### REQUIREMENT
Below are the records; pull every line that includes "this".

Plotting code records
################

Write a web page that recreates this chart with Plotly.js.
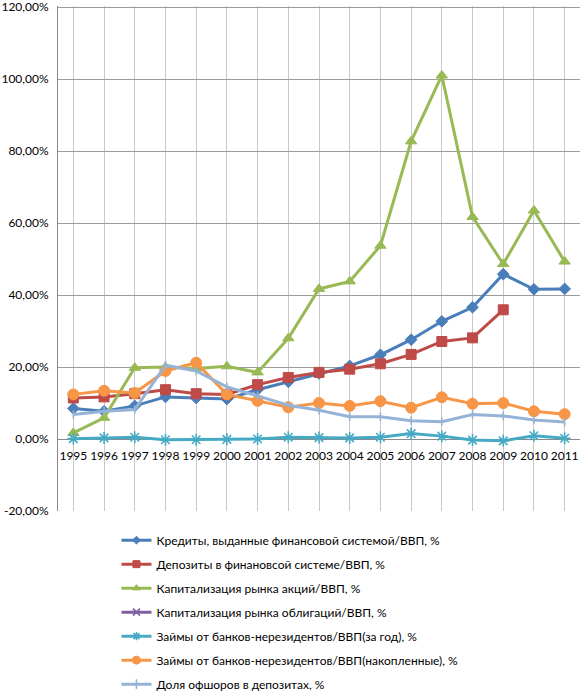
<!DOCTYPE html>
<html>
<head>
<meta charset="utf-8">
<script src="https://cdn.plot.ly/plotly-3.0.1.min.js"></script>
<style>html,body{margin:0;padding:0;background:#fff;}#chart{width:581px;height:696px;}</style>
</head>
<body>
<div id="chart"></div>
<script>
var years = ['1995','1996','1997','1998','1999','2000','2001','2002','2003','2004','2005','2006','2007','2008','2009','2010','2011'];
var yTickVals = [-20, 0, 20, 40, 60, 80, 100, 120];
var yTickText = ['-20,00%', '0,00%', '20,00%', '40,00%', '60,00%', '80,00%', '100,00%', '120,00%'];
var credits   = [8.5, 7.7, 9.2, 11.7, 11.4, 11.1, 13.7, 15.9, 18.2, 20.3, 23.4, 27.6, 32.7, 36.6, 45.8, 41.6, 41.7];
var deposits  = [11.4, 11.7, 12.6, 13.7, 12.6, 12.4, 15.1, 17.1, 18.5, 19.4, 20.9, 23.5, 27.1, 28.1, 35.9, null, null];
var stockCap  = [1.7, 5.9, 19.8, 20.0, 19.6, 20.2, 18.5, 28.0, 41.7, 43.8, 53.7, 82.7, 101.0, 61.7, 48.6, 63.5, 49.3];
var bondCap   = [null, null, null, null, null, null, null, null, null, null, null, null, null, null, null, null, null];
var loansYear = [0.1, 0.3, 0.5, -0.2, -0.2, -0.1, 0.0, 0.5, 0.4, 0.3, 0.5, 1.5, 0.8, -0.3, -0.5, 0.9, 0.2];
var loansAcc  = [12.4, 13.4, 12.8, 18.9, 21.2, 12.4, 10.6, 8.8, 10.0, 9.2, 10.5, 8.7, 11.6, 9.8, 10.0, 7.7, 6.9];
var offshore  = [6.8, 7.7, 8.2, 20.5, 18.9, 14.5, 12.0, 9.4, 8.0, 6.2, 6.2, 5.1, 4.8, 6.8, 6.4, 5.3, 4.7];
var names = [
  'Кредиты, выданные финансовой системой/ВВП, %',
  'Депозиты в финановсой системе/ВВП, %',
  'Капитализация рынка акций/ВВП, %',
  'Капитализация рынка облигаций/ВВП, %',
  'Займы от банков-нерезидентов/ВВП(за год), %',
  'Займы от банков-нерезидентов/ВВП(накопленные), %',
  'Доля офшоров в депозитах, %'
];
var series = [credits, deposits, stockCap, bondCap, loansYear, loansAcc, offshore];
var colors = ['#4A7EBB', '#BE4B48', '#98B954', '#7D60A0', '#46AAC5', '#F79646', '#95B3D7'];
var symbols = ['diamond', 'square', 'triangle-up', 'x-thin-open', 'asterisk-open', 'circle', 'line-ns-open'];
var sizes = [9, 10, 10, 8, 10, 11, 6];
var legSizes = [6, 7, 7, 7, 7, 8, 7];
var openSym = [false, false, false, true, true, false, true];

var data = [];
for (var i = 0; i < series.length; i++) {
  data.push({
    x: years, y: series[i], name: names[i], type: 'scatter', mode: 'lines+markers',
    showlegend: false,
    line: {color: colors[i], width: 3},
    marker: {symbol: symbols[i], size: sizes[i], color: colors[i],
             line: {color: colors[i], width: openSym[i] ? 1.6 : 1}}
  });
}
for (var j = 0; j < series.length; j++) {
  data.push({
    x: [null], y: [null], name: names[j], type: 'scatter', mode: 'lines+markers',
    legendgroup: 'g' + j, showlegend: true,
    line: {color: colors[j], width: 3},
    marker: {symbol: symbols[j], size: legSizes[j], color: colors[j],
             line: {color: colors[j], width: openSym[j] ? 1.6 : 1}}
  });
}

var layout = {
  width: 581, height: 696,
  margin: {l: 58, r: 1, t: 6, b: 185, autoexpand: false},
  paper_bgcolor: '#fff', plot_bgcolor: '#fff',
  font: {family: 'Lato, "Open Sans", sans-serif', size: 12, color: '#000'},
  showlegend: true,
  xaxis: {
    type: 'category', range: [-0.5, 16.5],
    anchor: 'free', position: 0.142,
    showgrid: true, gridcolor: '#C8C8C8', gridwidth: 1,
    showline: false, zeroline: false, ticks: '',
    ticklabelstandoff: 8,
    tickfont: {size: 12, color: '#000'}, fixedrange: true
  },
  yaxis: {
    range: [-20, 120.3], tickmode: 'array',
    tickvals: yTickVals, ticktext: yTickText,
    ticklabeloverflow: 'allow',
    showgrid: true, gridcolor: '#9C9C9C', gridwidth: 1,
    zeroline: true, zerolinecolor: '#8A8A8A', zerolinewidth: 1,
    showline: true, linecolor: '#8A8A8A', linewidth: 1,
    ticks: '', ticklabelstandoff: 6,
    tickfont: {size: 12, color: '#000'}
  },
  legend: {
    x: 0.112, y: -0.029, xanchor: 'left', yanchor: 'top',
    traceorder: 'grouped', tracegroupgap: 5,
    font: {size: 12, color: '#000'},
    bgcolor: 'rgba(0,0,0,0)', borderwidth: 0, itemwidth: 30
  }
};

Plotly.newPlot('chart', data, layout, {displayModeBar: false, staticPlot: true});
</script>
</body>
</html>
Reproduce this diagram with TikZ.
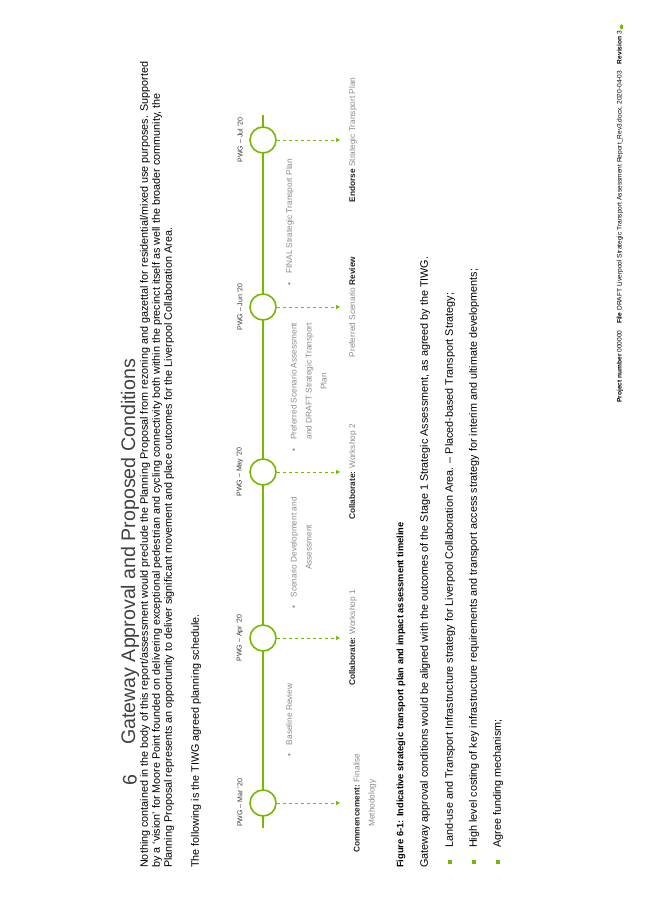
\documentclass[tikz,border=0pt]{standalone}
\usepackage{fontspec}
\setmainfont{Liberation Sans}
\usetikzlibrary{arrows.meta}
\definecolor{gr}{HTML}{76B900}
\definecolor{lg}{HTML}{8A8A8A}
\begin{document}
\begin{tikzpicture}[x=1pt,y=1pt,
  txt/.style={rotate=90,anchor=west,inner sep=0pt,font=\fontsize{10.8}{12}\selectfont},
  pwg/.style={rotate=90,anchor=center,inner sep=0pt,font=\fontsize{7}{8}\selectfont,text=black!80},
  bul/.style={rotate=90,anchor=north,inner sep=0pt,align=center,font=\fontsize{8.3}{15}\selectfont,text=lg},
  ms/.style={circle,draw=gr,line width=1.6pt,fill=white,minimum size=26pt,inner sep=0pt},
  dar/.style={gr,dashed,line width=0.8pt,-{Triangle[length=4pt,width=4pt]}}]
\useasboundingbox (0,0) rectangle (653,923);
\node[rotate=90,anchor=center,inner sep=0pt,font=\fontsize{19.6}{22}\selectfont,text=black!75] (num) at (130,143) {6};
\node[rotate=90,anchor=west,inner sep=0pt,font=\fontsize{19.6}{22}\selectfont,text=black!75] (title) at (130,178) {Gateway Approval and Proposed Conditions};
\node[txt] (p1) at (145,55) {Nothing contained in the body of this report/assessment would preclude the Planning Proposal from rezoning and gazettal for residential/mixed use purposes. Supported};
\node[txt] (p2) at (157,55) {by a ‘vision’ for Moore Point founded on delivering exceptional pedestrian and cycling connectivity both within the precinct itself as well the broader community, the};
\node[txt] (p3) at (169,55) {Planning Proposal represents an opportunity to deliver significant movement and place outcomes for the Liverpool Collaboration Area.};
\node[txt] (p4) at (196,55) {The following is the TIWG agreed planning schedule.};
% timeline
\coordinate (tb) at (263,95);
\coordinate (tt) at (263,808);
\draw[gr,line width=2.4pt] (tb) -- (tt);
\foreach \n/\y/\lab in {a/120/PWG – Mar ’20,b/285/PWG – Apr ’20,c/451/PWG – May ’20,d/616/PWG – Jun ’20,e/783/PWG – Jul ’20}{
  \node[ms] (m\n) at (263,\y) {};
  \node[pwg] (l\n) at (240,\y) {\lab};
  \coordinate (t\n) at (340,\y);
  \draw[dar] (m\n.east) -- (t\n);
}
\node[bul] (b1) at (286,203) {•\quad Baseline Review};
\node[bul] (b2) at (286,370) {•\quad\begin{tabular}[t]{@{}c@{}}Scenario Development and\\Assessment\end{tabular}};
\node[bul] (b3) at (286,536) {•\quad\begin{tabular}[t]{@{}c@{}}Preferred Scenario Assessment\\and DRAFT Strategic Transport\\Plan\end{tabular}};
\node[bul] (b4) at (286,701) {•\quad FINAL Strategic Transport Plan};
\node[bul] (c1) at (349,120) {\begin{tabular}{@{}c@{}}\textcolor{black!85}{\textbf{Commencement:}} Finalise\\Methodology\end{tabular}};
\node[bul] (c2) at (349,285) {\textcolor{black!85}{\textbf{Collaborate:}} Workshop 1};
\node[bul] (c3) at (349,451) {\textcolor{black!85}{\textbf{Collaborate:}} Workshop 2};
\node[bul] (c4) at (349,616) {Preferred Scenario \textcolor{black!85}{\textbf{Review}}};
\node[bul] (c5) at (349,783) {\textcolor{black!85}{\textbf{Endorse}} Strategic Transport Plan};
\node[txt,font=\bfseries\fontsize{9.3}{10}\selectfont] (cap) at (401,55) {Figure 6-1: Indicative strategic transport plan and impact assessment timeline};
\node[txt] (g1) at (425,55) {Gateway approval conditions would be aligned with the outcomes of the Stage 1 Strategic Assessment, as agreed by the TIWG.};
\foreach \n/\x/\t in {1/450/Land-use and Transport Infrastructure strategy for Liverpool Collaboration Area. – Placed-based Transport Strategy;,2/474/High level costing of key infrastructure requirements and transport access strategy for interim and ultimate developments;,3/498/Agree funding mechanism;}{
  \node[fill=gr,minimum size=4.5pt,inner sep=0pt] (sq\n) at (\x,61) {};
  \node[txt] (bt\n) at (\x,75) {\t};
}
\node[rotate=90,anchor=west,inner sep=0pt,font=\fontsize{6.6}{7}\selectfont] (foot) at (620,520) {\textbf{Project number} 000000\quad \textbf{File} DRAFT Liverpool Strategic Transport Assessment Report\_Rev3.docx, 2020-04-03\quad \textbf{Revision} 3};
\fill[gr] (foot.east) ++(1.5,4) ellipse (1.6pt and 2.6pt);
\end{tikzpicture}
\end{document}
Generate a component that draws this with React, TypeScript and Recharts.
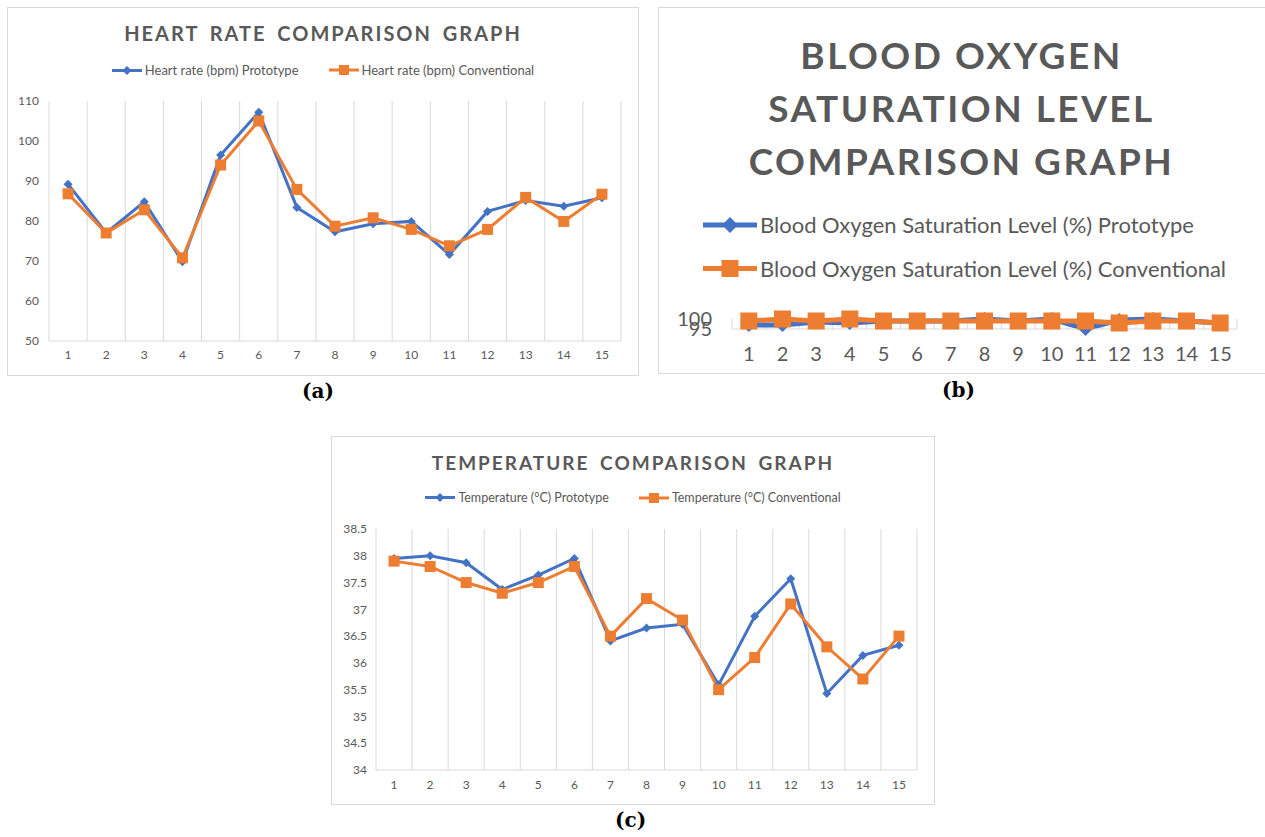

################

### ANSWER
Write a web page that recreates this chart with Plotly.js.
Reproduce this diagram with TikZ.
\node[txt] (p1) at (145,55) {Nothing contained in the body of this report/assessment would preclude the Planning Proposal from rezoning and gazettal for residential/mixed use purposes. Supported};
Generate a component that draws this with React, TypeScript and Recharts.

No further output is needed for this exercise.